Enlarge / Christopher Poole, founder of 4chan, speaks during the TechCrunch Disrupt conference in New York on Tuesday, May 25, 2010.

CNBC reports that 4chan founder Chris Poole no longer works at Google. Google hired Poole in 2016 to work on the company’s doomed social media project, Google+. Poole lasted just five years at Google, which CNBC notes is usually just long enough for any employee’s shares attached to hiring to vest. It sounds like Poole never found a solid landing spot at Google, as he had three different positions during his five years.

Poole’s 4chan is an anonymous, ephemeral imageboard that is often given the title “cesspool of the Internet.” The site is broken up into boards of various topics, and some of the more lawless boards are home to all of the worst characters on the Internet, like school shooters, child pornographers, and racists.

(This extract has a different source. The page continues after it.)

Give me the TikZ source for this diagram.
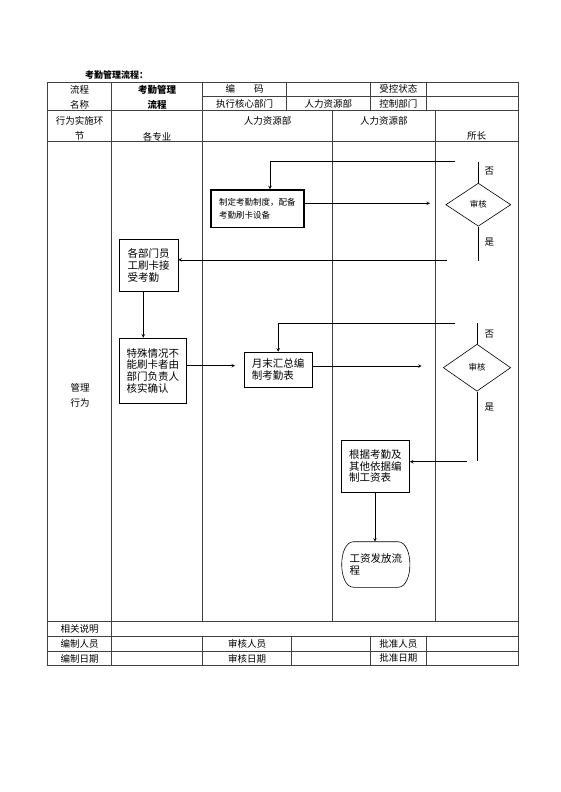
\documentclass[tikz,border=0pt]{standalone}
\usepackage{fontspec}
\setmainfont{Noto Sans CJK SC}
\usetikzlibrary{shapes.geometric}

\begin{document}
\begin{tikzpicture}[x=1pt, y=-1pt, >=stealth,
    biaoge/.style={black!75, line width=0.6pt},
    wenzi/.style={font=\fontsize{9.5}{11}\selectfont, inner sep=0pt},
    kuang/.style={draw, anchor=north west, align=left, inner sep=0pt, line width=0.6pt, font=\fontsize{10.5}{11.7}\selectfont},
    panduan/.style={diamond, draw, inner sep=0pt, line width=0.6pt, font=\fontsize{8.5}{9}\selectfont},
    xian/.style={line width=0.6pt},
    jiantou/.style={->, line width=0.6pt}]

    \useasboundingbox (0,0) rectangle (560,792);

    % 标题
    \node[wenzi, font=\fontsize{9}{11}\selectfont\bfseries, anchor=west] (biaoti) at (85,75) {考勤管理流程：};

    % 表格外框与横线
    \draw[biaoge] (47,82) rectangle (518,665);
    \draw[biaoge] (202.7,96.5) -- (518,96.5);
    \foreach \y in {110.5,141.5,621.7,636.7,651.7}
        \draw[biaoge] (47,\y) -- (518,\y);

    % 竖线
    \draw[biaoge] (111.7,82) -- (111.7,665);
    \draw[biaoge] (202.7,82) -- (202.7,621.7);
    \draw[biaoge] (202.7,636.7) -- (202.7,665);
    \foreach \x in {286.7,370,426.7}
        \draw[biaoge] (\x,82) -- (\x,110.5);
    \foreach \x in {332.7,435}
        \draw[biaoge] (\x,110.5) -- (\x,621.7);
    \foreach \x in {291.7,370,426.7}
        \draw[biaoge] (\x,636.7) -- (\x,665);

    % 表头文字
    \node[wenzi] (liucheng) at (79.5,90.3) {流程};
    \node[wenzi] (mingcheng) at (79.5,104.8) {名称};
    \node[wenzi, font=\fontsize{9.5}{11}\selectfont\bfseries] (kaoqin) at (157,90.3) {考勤管理};
    \node[wenzi, font=\fontsize{9.5}{11}\selectfont\bfseries] (kaoqinb) at (157,104.8) {流程};
    \node[wenzi] (bianma) at (244.7,89.3) {编　　码};
    \node[wenzi] (shoukong) at (398.3,89.3) {受控状态};
    \node[wenzi] (zhixing) at (244.7,103.5) {执行核心部门};
    \node[wenzi] (renli) at (328.3,103.5) {人力资源部};
    \node[wenzi] (kongzhi) at (398.3,103.5) {控制部门};
    \node[wenzi] (xingwei) at (79.5,120.7) {行为实施环};
    \node[wenzi] (xingweib) at (79.5,136) {节};
    \node[wenzi] (gezhuanye) at (157,136.5) {各专业};
    \node[wenzi] (renlia) at (267.7,120.7) {人力资源部};
    \node[wenzi] (renlib) at (383.8,120.7) {人力资源部};
    \node[wenzi] (suozhang) at (476.6,136) {所长};
    \node[wenzi] (guanli) at (80,388) {管理};
    \node[wenzi] (guanlib) at (80,403) {行为};

    % 表尾文字
    \node[wenzi] (xiangguan) at (79.5,629.2) {相关说明};
    \node[wenzi] (bianzhi) at (79.5,644.2) {编制人员};
    \node[wenzi] (bianzhirq) at (79.5,658.4) {编制日期};
    \node[wenzi] (shenheren) at (247.2,644.2) {审核人员};
    \node[wenzi] (shenherq) at (247.2,658.4) {审核日期};
    \node[wenzi] (pizhunren) at (398.3,644.2) {批准人员};
    \node[wenzi] (pizhunrq) at (398.3,658.4) {批准日期};

    % 流程框
    \node[kuang, line width=1.5pt, font=\fontsize{8.5}{12.7}\selectfont, minimum width=93pt, minimum height=37.4pt] (zhiding) at (210,189.3) {制定考勤制度，配备\\考勤刷卡设备};
    \node[kuang, minimum width=58.7pt, minimum height=51.7pt] (shuaka) at (119,239.3) {各部门员\\工刷卡接\\受考勤};
    \node[kuang, minimum width=67pt, minimum height=65.6pt] (teshu) at (119,337.7) {特殊情况不\\能刷卡者由\\部门负责人\\核实确认};
    \node[kuang, minimum width=67.7pt, minimum height=35.6pt] (huizong) at (244,351.7) {月末汇总编\\制考勤表};
    \node[kuang, minimum width=68.3pt, minimum height=51.7pt] (gongzi) at (341,440) {根据考勤及\\其他依据编\\制工资表};
    \node[kuang, draw=none, minimum width=67.6pt, minimum height=45pt] (fafang) at (341.7,541.7) {工资发放流\\程};
    % 终止框两侧弧边
    \draw[xian] ([xshift=12pt]fafang.north west) -- ([xshift=-12pt]fafang.north east)
        .. controls ([xshift=4pt]fafang.north east) and ([xshift=4pt]fafang.south east) .. ([xshift=-12pt]fafang.south east)
        -- ([xshift=12pt]fafang.south west)
        .. controls ([xshift=-4pt]fafang.south west) and ([xshift=-4pt]fafang.north west) .. cycle;

    % 审核判断
    \node[panduan, minimum width=65pt, minimum height=43pt] (shenhe1) at (478.3,204.7) {审核};
    \node[panduan, minimum width=67.4pt, minimum height=47pt] (shenhe2) at (477,367.7) {审核};
    \node[wenzi] (fou1) at (489.3,171.2) {否};
    \node[wenzi] (shi1) at (489.3,241.7) {是};
    \node[wenzi] (fou2) at (489.3,334) {否};
    \node[wenzi] (shi2) at (489.3,406.7) {是};

    % 辅助点
    \coordinate (d1) at (430,203.3);
    \coordinate (f1) at (455,161);
    \coordinate (f1s) at (477.3,161.7);
    \coordinate (r1) at (270,0);
    \coordinate (s1) at (477.3,260.7);
    \coordinate (s1h) at (446.7,259.8);
    \coordinate (jt1) at (143.3,0);
    \coordinate (d2) at (235,365.7);
    \coordinate (f2) at (455,323.3);
    \coordinate (f2s) at (477,323.3);
    \coordinate (d3) at (421.7,366);
    \coordinate (s2) at (477,461);
    \coordinate (s2h) at (466.7,461.7);
    \coordinate (jt2) at (375,0);

    % 连线
    \draw[jiantou] (zhiding.east |- d1) -- (d1);
    \draw[xian] (shenhe1.north) -- (shenhe1.north |- f1s);
    \draw[jiantou] (f1) -| (zhiding.north -| r1);
    \draw[xian] (shenhe1.south) -- (shenhe1.south |- s1);
    \draw[jiantou] (s1h) -- (shuaka.east |- s1h);
    \draw[jiantou] (shuaka.south -| jt1) -- (teshu.north -| jt1);
    \draw[jiantou] (teshu.east |- d2) -- (d2);
    \draw[xian] (shenhe2.north) -- (f2s);
    \draw[jiantou] (f2) -| (huizong.north);
    \draw[jiantou] (huizong.east |- d3) -- (d3);
    \draw[xian] (shenhe2.south) -- (s2);
    \draw[jiantou] (s2h) -- (gongzi.east |- s2h);
    \draw[jiantou] (gongzi.south -| jt2) -- (fafang.north -| jt2);
\end{tikzpicture}
\end{document}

It’s also the birthplace of a lot of Internet culture, like Rickrolling, lolcats, and, more recently, Pepe the frog memes and the alt-right. The site gave rise to the Internet hacktivist group Anonymous and is often used as a dumping ground for various hacks like the Nintendo Gigaleak. Poole sold 4chan back in 2015, a year before joining Google.

Back when Poole was hired, Google’s fear of Facebook gave it an unhinged obsession with social media, but nobody at Google really understood how social media worked. Poole’s hiring at the company was controversial, but high-ranking Google+ execs defended the move. 4chan is a social site with millions of monthly visitors, and that made Poole one of the company’s few experienced social experts when he arrived.

Google+ launched in 2011 and closed down two years after Poole’s arrival, so it doesn’t seem like the hiring made much of an impact. After Google+, Poole apparently joined Google’s experimental “Area 120” group and eventually moved on to be a product manager for Google Maps.